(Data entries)
---
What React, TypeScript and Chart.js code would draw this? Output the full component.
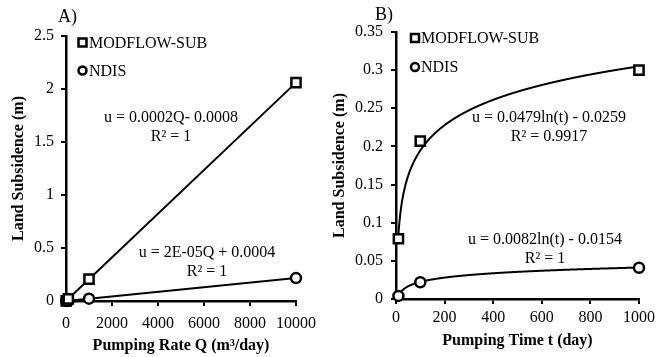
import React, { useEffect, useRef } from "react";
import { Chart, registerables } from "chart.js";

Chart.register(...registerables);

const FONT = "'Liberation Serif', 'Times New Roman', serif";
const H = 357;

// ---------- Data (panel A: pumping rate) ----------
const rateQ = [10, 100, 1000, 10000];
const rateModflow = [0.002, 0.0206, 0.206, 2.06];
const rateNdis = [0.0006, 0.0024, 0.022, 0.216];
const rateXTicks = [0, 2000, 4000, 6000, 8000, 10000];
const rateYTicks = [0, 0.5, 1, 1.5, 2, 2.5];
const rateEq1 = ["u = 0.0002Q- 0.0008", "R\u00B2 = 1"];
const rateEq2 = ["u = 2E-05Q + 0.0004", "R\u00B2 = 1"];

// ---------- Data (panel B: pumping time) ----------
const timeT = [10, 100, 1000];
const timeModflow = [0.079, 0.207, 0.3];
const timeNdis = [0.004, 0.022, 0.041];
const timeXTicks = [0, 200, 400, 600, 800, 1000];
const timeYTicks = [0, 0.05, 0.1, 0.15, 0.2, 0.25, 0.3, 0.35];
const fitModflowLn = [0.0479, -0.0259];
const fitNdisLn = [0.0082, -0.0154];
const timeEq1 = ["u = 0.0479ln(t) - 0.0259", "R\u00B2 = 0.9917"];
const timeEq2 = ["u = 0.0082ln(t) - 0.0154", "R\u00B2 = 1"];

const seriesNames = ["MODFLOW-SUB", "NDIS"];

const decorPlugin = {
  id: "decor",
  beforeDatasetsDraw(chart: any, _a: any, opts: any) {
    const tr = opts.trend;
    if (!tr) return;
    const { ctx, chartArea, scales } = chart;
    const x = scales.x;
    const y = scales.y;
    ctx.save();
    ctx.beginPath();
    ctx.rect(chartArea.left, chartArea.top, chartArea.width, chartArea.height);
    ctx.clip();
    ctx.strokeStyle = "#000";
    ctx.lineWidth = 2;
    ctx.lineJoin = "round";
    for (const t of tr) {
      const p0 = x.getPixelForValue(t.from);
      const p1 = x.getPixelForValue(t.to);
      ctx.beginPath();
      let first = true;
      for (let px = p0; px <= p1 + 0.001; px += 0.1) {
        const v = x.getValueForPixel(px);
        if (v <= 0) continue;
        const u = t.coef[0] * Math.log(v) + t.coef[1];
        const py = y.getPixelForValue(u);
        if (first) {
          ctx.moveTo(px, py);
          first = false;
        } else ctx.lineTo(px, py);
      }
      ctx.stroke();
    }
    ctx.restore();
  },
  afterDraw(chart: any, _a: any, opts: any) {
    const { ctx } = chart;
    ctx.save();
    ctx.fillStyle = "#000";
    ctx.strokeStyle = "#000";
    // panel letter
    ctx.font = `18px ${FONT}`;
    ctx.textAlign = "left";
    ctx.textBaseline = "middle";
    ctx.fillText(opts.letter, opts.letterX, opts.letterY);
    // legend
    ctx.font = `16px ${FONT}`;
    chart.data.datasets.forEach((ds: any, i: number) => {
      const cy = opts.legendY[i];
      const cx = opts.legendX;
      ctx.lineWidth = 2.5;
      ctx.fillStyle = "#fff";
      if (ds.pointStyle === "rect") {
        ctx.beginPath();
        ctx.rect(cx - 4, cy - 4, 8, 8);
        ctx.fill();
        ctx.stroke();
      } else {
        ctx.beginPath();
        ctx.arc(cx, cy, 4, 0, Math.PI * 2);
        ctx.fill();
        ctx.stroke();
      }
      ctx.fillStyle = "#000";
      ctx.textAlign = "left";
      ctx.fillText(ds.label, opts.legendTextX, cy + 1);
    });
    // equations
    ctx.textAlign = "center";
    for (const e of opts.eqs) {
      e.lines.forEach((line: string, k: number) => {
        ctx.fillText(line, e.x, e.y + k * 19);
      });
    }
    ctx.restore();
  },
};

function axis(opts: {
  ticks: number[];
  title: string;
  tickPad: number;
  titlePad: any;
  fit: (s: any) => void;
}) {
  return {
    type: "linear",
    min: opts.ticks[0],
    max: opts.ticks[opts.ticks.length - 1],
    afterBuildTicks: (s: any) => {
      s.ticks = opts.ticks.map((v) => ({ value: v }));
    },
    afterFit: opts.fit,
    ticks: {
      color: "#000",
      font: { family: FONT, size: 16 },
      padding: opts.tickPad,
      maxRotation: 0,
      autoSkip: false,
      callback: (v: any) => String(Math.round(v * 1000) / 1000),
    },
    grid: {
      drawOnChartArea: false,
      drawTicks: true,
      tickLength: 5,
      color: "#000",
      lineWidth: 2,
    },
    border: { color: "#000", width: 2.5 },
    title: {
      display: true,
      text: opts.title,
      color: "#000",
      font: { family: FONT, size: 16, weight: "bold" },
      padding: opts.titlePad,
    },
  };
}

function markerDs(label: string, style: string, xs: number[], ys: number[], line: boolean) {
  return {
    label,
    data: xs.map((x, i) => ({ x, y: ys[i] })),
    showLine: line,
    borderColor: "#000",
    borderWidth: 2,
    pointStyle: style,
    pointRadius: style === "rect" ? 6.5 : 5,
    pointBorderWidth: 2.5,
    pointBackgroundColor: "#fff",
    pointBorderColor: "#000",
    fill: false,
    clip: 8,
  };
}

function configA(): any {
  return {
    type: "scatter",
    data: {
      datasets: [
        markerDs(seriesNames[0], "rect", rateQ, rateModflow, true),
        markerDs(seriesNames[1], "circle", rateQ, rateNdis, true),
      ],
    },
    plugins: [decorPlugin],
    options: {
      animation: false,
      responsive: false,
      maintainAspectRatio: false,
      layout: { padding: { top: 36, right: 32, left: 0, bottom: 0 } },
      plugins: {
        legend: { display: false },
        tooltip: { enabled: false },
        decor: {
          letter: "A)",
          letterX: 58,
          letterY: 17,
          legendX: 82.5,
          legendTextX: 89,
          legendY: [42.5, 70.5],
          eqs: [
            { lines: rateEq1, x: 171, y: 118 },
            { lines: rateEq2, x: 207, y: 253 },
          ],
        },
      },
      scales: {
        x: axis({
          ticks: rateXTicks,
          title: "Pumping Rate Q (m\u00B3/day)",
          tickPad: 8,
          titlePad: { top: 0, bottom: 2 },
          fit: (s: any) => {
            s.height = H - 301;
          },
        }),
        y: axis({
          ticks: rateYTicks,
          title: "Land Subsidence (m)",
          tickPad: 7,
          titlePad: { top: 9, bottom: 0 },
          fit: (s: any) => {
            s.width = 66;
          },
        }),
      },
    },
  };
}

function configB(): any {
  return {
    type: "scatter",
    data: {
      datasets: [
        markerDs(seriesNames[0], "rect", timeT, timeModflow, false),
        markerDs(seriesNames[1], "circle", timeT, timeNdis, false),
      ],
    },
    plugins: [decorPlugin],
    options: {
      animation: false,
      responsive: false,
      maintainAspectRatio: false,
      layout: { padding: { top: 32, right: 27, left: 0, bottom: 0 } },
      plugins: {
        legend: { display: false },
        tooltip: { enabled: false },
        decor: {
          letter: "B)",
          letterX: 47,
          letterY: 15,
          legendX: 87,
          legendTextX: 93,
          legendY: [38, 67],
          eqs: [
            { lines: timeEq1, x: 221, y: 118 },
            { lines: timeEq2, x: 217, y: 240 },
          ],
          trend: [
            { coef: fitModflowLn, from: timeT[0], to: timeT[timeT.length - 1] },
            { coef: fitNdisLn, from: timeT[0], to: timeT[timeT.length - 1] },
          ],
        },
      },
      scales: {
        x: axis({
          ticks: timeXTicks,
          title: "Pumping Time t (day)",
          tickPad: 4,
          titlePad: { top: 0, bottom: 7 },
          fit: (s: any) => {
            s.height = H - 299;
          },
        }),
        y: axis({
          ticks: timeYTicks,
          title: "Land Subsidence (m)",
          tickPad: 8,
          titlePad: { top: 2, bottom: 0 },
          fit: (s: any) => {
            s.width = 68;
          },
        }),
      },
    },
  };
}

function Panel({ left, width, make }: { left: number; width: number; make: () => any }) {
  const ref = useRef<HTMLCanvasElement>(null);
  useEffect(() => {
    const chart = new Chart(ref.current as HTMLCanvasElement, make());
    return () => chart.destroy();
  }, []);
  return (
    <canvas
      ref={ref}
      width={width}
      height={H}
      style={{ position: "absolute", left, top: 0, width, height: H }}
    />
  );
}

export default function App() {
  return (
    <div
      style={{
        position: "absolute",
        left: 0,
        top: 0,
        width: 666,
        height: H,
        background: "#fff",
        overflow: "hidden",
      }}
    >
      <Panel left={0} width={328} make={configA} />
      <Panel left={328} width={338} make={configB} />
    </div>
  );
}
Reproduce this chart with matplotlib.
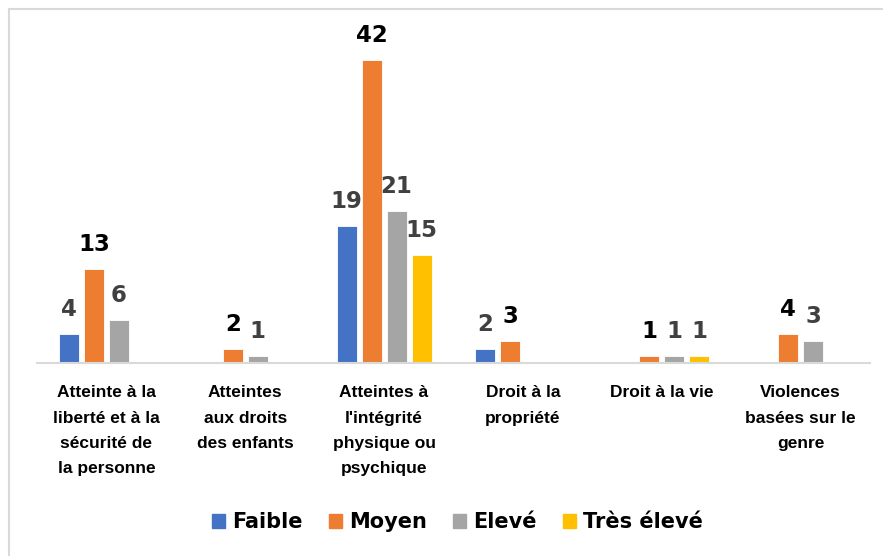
---
### WORK INSTRUCTIONS
Return exactly what appears from the opening line of the material through the line with "const H = 357;", apart from the pictures.

### OUTPUT FOR THIS TASK
What React, TypeScript and Chart.js code would draw this? Output the full component.
import React, { useEffect, useRef } from "react";
import { Chart, registerables } from "chart.js";

Chart.register(...registerables);

const FONT = "'Liberation Serif', 'Times New Roman', serif";
const H = 357;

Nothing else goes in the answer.